▶ _Material provided_:
BEGIN
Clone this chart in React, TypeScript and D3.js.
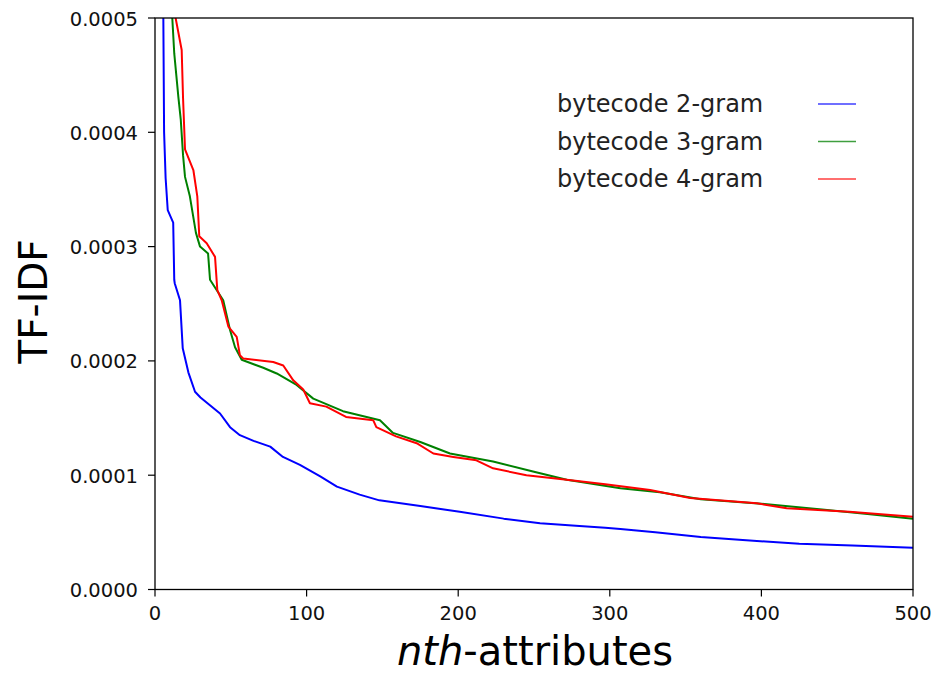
import React from "react";
import * as d3 from "d3";

const xTicks = [0, 100, 200, 300, 400, 500];
const yTicks = [0, 0.0001, 0.0002, 0.0003, 0.0004, 0.0005];

const series2N = [2, 5, 5.5, 6, 7, 8.4, 12, 12.7, 13, 16.5, 18.3, 22, 26.4, 30, 42.9, 49.5, 56, 65, 76, 84.4, 95.6, 109, 120, 135, 148, 175, 201, 230, 254, 280, 297, 307, 330, 360, 390, 425, 460, 500];
const series2V = [8.0, 5.3, 5.0, 4.0, 3.6, 3.32, 3.21, 2.71, 2.68, 2.53, 2.11, 1.9, 1.73, 1.68, 1.54, 1.42, 1.35, 1.3, 1.25, 1.16, 1.09, 0.99, 0.9, 0.83, 0.78, 0.73, 0.68, 0.62, 0.58, 0.555, 0.54, 0.53, 0.5, 0.46, 0.43, 0.4, 0.385, 0.366];

const series3N = [10.5, 11.4, 12.7, 15.4, 17, 18.5, 19.8, 23, 27, 29.7, 35, 36.3, 45, 49.5, 52.8, 57.2, 71.4, 80.3, 93.4, 104.4, 124, 148.4, 157, 175, 194.6, 223, 250, 271.6, 307, 333, 360, 400, 440, 470, 500];
const series3V = [5.3, 5.0, 4.69, 4.31, 4.11, 3.8, 3.61, 3.44, 3.12, 3.0, 2.94, 2.71, 2.53, 2.27, 2.12, 2.01, 1.94, 1.89, 1.79, 1.67, 1.56, 1.48, 1.37, 1.29, 1.19, 1.12, 1.03, 0.96, 0.885, 0.85, 0.79, 0.75, 0.7, 0.66, 0.62];

const series4N = [12.5, 13.6, 17.6, 18.5, 19.8, 25.3, 27.9, 29.2, 34.1, 39.6, 41.1, 44, 48.4, 53.9, 56, 58.3, 78, 84.6, 91.2, 97.8, 102.2, 113, 126, 144, 146, 159, 172.6, 183.6, 196.8, 212, 223, 245, 271.6, 297, 326.6, 353, 397, 416.7, 458, 500];
const series4V = [5.3, 5.0, 4.72, 4.3, 3.85, 3.67, 3.44, 3.09, 3.03, 2.91, 2.62, 2.53, 2.3, 2.21, 2.05, 2.02, 1.99, 1.96, 1.83, 1.75, 1.63, 1.6, 1.51, 1.48, 1.42, 1.34, 1.28, 1.19, 1.16, 1.13, 1.06, 1.0, 0.96, 0.92, 0.87, 0.8, 0.754, 0.71, 0.68, 0.637];

const seriesNames = ["bytecode 2-gram", "bytecode 3-gram", "bytecode 4-gram"];
const seriesColors = ["#0000ff", "#008000", "#ff0000"];
const UNIT = 1e-4;

export default function App() {
  React.useEffect(() => {
    document.body.style.margin = "0";
  }, []);
  const W = 933, H = 675;
  const L = 155, R = 913, T = 18, B = 589.5;
  const x = d3.scaleLinear().domain([0, 500]).range([L, R]);
  const y = d3.scaleLinear().domain([0, 0.0005]).range([B, T]);
  const line = d3.line<[number, number]>().x(d => x(d[0])).y(d => y(d[1]));
  const allN = [series2N, series3N, series4N];
  const allV = [series2V, series3V, series4V];
  const font = "DejaVu Sans, sans-serif";
  return (
    <svg width={W} height={H} style={{ display: "block", background: "#fff" }}>
      <defs>
        <clipPath id="plotclip">
          <rect x={L} y={T} width={R - L} height={B - T} />
        </clipPath>
      </defs>
      <g clipPath="url(#plotclip)">
        {allN.map((ns, i) => (
          <path key={i} d={line(ns.map((n, j) => [n, allV[i][j] * UNIT]))!} fill="none" stroke={seriesColors[i]} strokeWidth={2} strokeLinejoin="round" />
        ))}
      </g>
      <rect x={L} y={T} width={R - L} height={B - T} fill="none" stroke="#000" strokeWidth={1.3} />
      {xTicks.map(t => (
        <g key={t}>
          <line x1={x(t)} x2={x(t)} y1={B} y2={B + 7} stroke="#000" strokeWidth={1.2} />
          <text x={x(t)} y={620} textAnchor="middle" fontFamily={font} fontSize={19.5} fill="#111">{t}</text>
        </g>
      ))}
      {yTicks.map(t => (
        <g key={t}>
          <line x1={L - 7} x2={L} y1={y(t)} y2={y(t)} stroke="#000" strokeWidth={1.2} />
          <text x={L - 17} y={y(t) + 7.5} textAnchor="end" fontFamily={font} fontSize={19.5} fill="#111">{t.toFixed(4)}</text>
        </g>
      ))}
      <text transform={`translate(47, 301.5) rotate(-90)`} textAnchor="middle" fontFamily={font} fontSize={39}>TF-IDF</text>
      <text x={(L + R) / 2 + 1} y={665} textAnchor="middle" fontFamily={font} fontSize={40}>
        <tspan fontStyle="italic">nth</tspan>-attributes
      </text>
      {seriesNames.map((s, i) => (
        <g key={s}>
          <text x={557} y={112 + i * 37.5} fontFamily={font} fontSize={24} fill="#222">{s}</text>
          <line x1={818} x2={856} y1={104 + i * 37.5} y2={104 + i * 37.5} stroke={seriesColors[i]} strokeWidth={1.6} opacity={0.75} />
        </g>
      ))}
    </svg>
  );
}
END
▶ _Task directions_: Omitting all images, print the listing exactly.

▶ _Solution for this task_:
Clone this chart in React, TypeScript and D3.js.
import React from "react";
import * as d3 from "d3";

const xTicks = [0, 100, 200, 300, 400, 500];
const yTicks = [0, 0.0001, 0.0002, 0.0003, 0.0004, 0.0005];

const series2N = [2, 5, 5.5, 6, 7, 8.4, 12, 12.7, 13, 16.5, 18.3, 22, 26.4, 30, 42.9, 49.5, 56, 65, 76, 84.4, 95.6, 109, 120, 135, 148, 175, 201, 230, 254, 280, 297, 307, 330, 360, 390, 425, 460, 500];
const series2V = [8.0, 5.3, 5.0, 4.0, 3.6, 3.32, 3.21, 2.71, 2.68, 2.53, 2.11, 1.9, 1.73, 1.68, 1.54, 1.42, 1.35, 1.3, 1.25, 1.16, 1.09, 0.99, 0.9, 0.83, 0.78, 0.73, 0.68, 0.62, 0.58, 0.555, 0.54, 0.53, 0.5, 0.46, 0.43, 0.4, 0.385, 0.366];

const series3N = [10.5, 11.4, 12.7, 15.4, 17, 18.5, 19.8, 23, 27, 29.7, 35, 36.3, 45, 49.5, 52.8, 57.2, 71.4, 80.3, 93.4, 104.4, 124, 148.4, 157, 175, 194.6, 223, 250, 271.6, 307, 333, 360, 400, 440, 470, 500];
const series3V = [5.3, 5.0, 4.69, 4.31, 4.11, 3.8, 3.61, 3.44, 3.12, 3.0, 2.94, 2.71, 2.53, 2.27, 2.12, 2.01, 1.94, 1.89, 1.79, 1.67, 1.56, 1.48, 1.37, 1.29, 1.19, 1.12, 1.03, 0.96, 0.885, 0.85, 0.79, 0.75, 0.7, 0.66, 0.62];

const series4N = [12.5, 13.6, 17.6, 18.5, 19.8, 25.3, 27.9, 29.2, 34.1, 39.6, 41.1, 44, 48.4, 53.9, 56, 58.3, 78, 84.6, 91.2, 97.8, 102.2, 113, 126, 144, 146, 159, 172.6, 183.6, 196.8, 212, 223, 245, 271.6, 297, 326.6, 353, 397, 416.7, 458, 500];
const series4V = [5.3, 5.0, 4.72, 4.3, 3.85, 3.67, 3.44, 3.09, 3.03, 2.91, 2.62, 2.53, 2.3, 2.21, 2.05, 2.02, 1.99, 1.96, 1.83, 1.75, 1.63, 1.6, 1.51, 1.48, 1.42, 1.34, 1.28, 1.19, 1.16, 1.13, 1.06, 1.0, 0.96, 0.92, 0.87, 0.8, 0.754, 0.71, 0.68, 0.637];

const seriesNames = ["bytecode 2-gram", "bytecode 3-gram", "bytecode 4-gram"];
const seriesColors = ["#0000ff", "#008000", "#ff0000"];
const UNIT = 1e-4;

export default function App() {
  React.useEffect(() => {
    document.body.style.margin = "0";
  }, []);
  const W = 933, H = 675;
  const L = 155, R = 913, T = 18, B = 589.5;
  const x = d3.scaleLinear().domain([0, 500]).range([L, R]);
  const y = d3.scaleLinear().domain([0, 0.0005]).range([B, T]);
  const line = d3.line<[number, number]>().x(d => x(d[0])).y(d => y(d[1]));
  const allN = [series2N, series3N, series4N];
  const allV = [series2V, series3V, series4V];
  const font = "DejaVu Sans, sans-serif";
  return (
    <svg width={W} height={H} style={{ display: "block", background: "#fff" }}>
      <defs>
        <clipPath id="plotclip">
          <rect x={L} y={T} width={R - L} height={B - T} />
        </clipPath>
      </defs>
      <g clipPath="url(#plotclip)">
        {allN.map((ns, i) => (
          <path key={i} d={line(ns.map((n, j) => [n, allV[i][j] * UNIT]))!} fill="none" stroke={seriesColors[i]} strokeWidth={2} strokeLinejoin="round" />
        ))}
      </g>
      <rect x={L} y={T} width={R - L} height={B - T} fill="none" stroke="#000" strokeWidth={1.3} />
      {xTicks.map(t => (
        <g key={t}>
          <line x1={x(t)} x2={x(t)} y1={B} y2={B + 7} stroke="#000" strokeWidth={1.2} />
          <text x={x(t)} y={620} textAnchor="middle" fontFamily={font} fontSize={19.5} fill="#111">{t}</text>
        </g>
      ))}
      {yTicks.map(t => (
        <g key={t}>
          <line x1={L - 7} x2={L} y1={y(t)} y2={y(t)} stroke="#000" strokeWidth={1.2} />
          <text x={L - 17} y={y(t) + 7.5} textAnchor="end" fontFamily={font} fontSize={19.5} fill="#111">{t.toFixed(4)}</text>
        </g>
      ))}
      <text transform={`translate(47, 301.5) rotate(-90)`} textAnchor="middle" fontFamily={font} fontSize={39}>TF-IDF</text>
      <text x={(L + R) / 2 + 1} y={665} textAnchor="middle" fontFamily={font} fontSize={40}>
        <tspan fontStyle="italic">nth</tspan>-attributes
      </text>
      {seriesNames.map((s, i) => (
        <g key={s}>
          <text x={557} y={112 + i * 37.5} fontFamily={font} fontSize={24} fill="#222">{s}</text>
          <line x1={818} x2={856} y1={104 + i * 37.5} y2={104 + i * 37.5} stroke={seriesColors[i]} strokeWidth={1.6} opacity={0.75} />
        </g>
      ))}
    </svg>
  );
}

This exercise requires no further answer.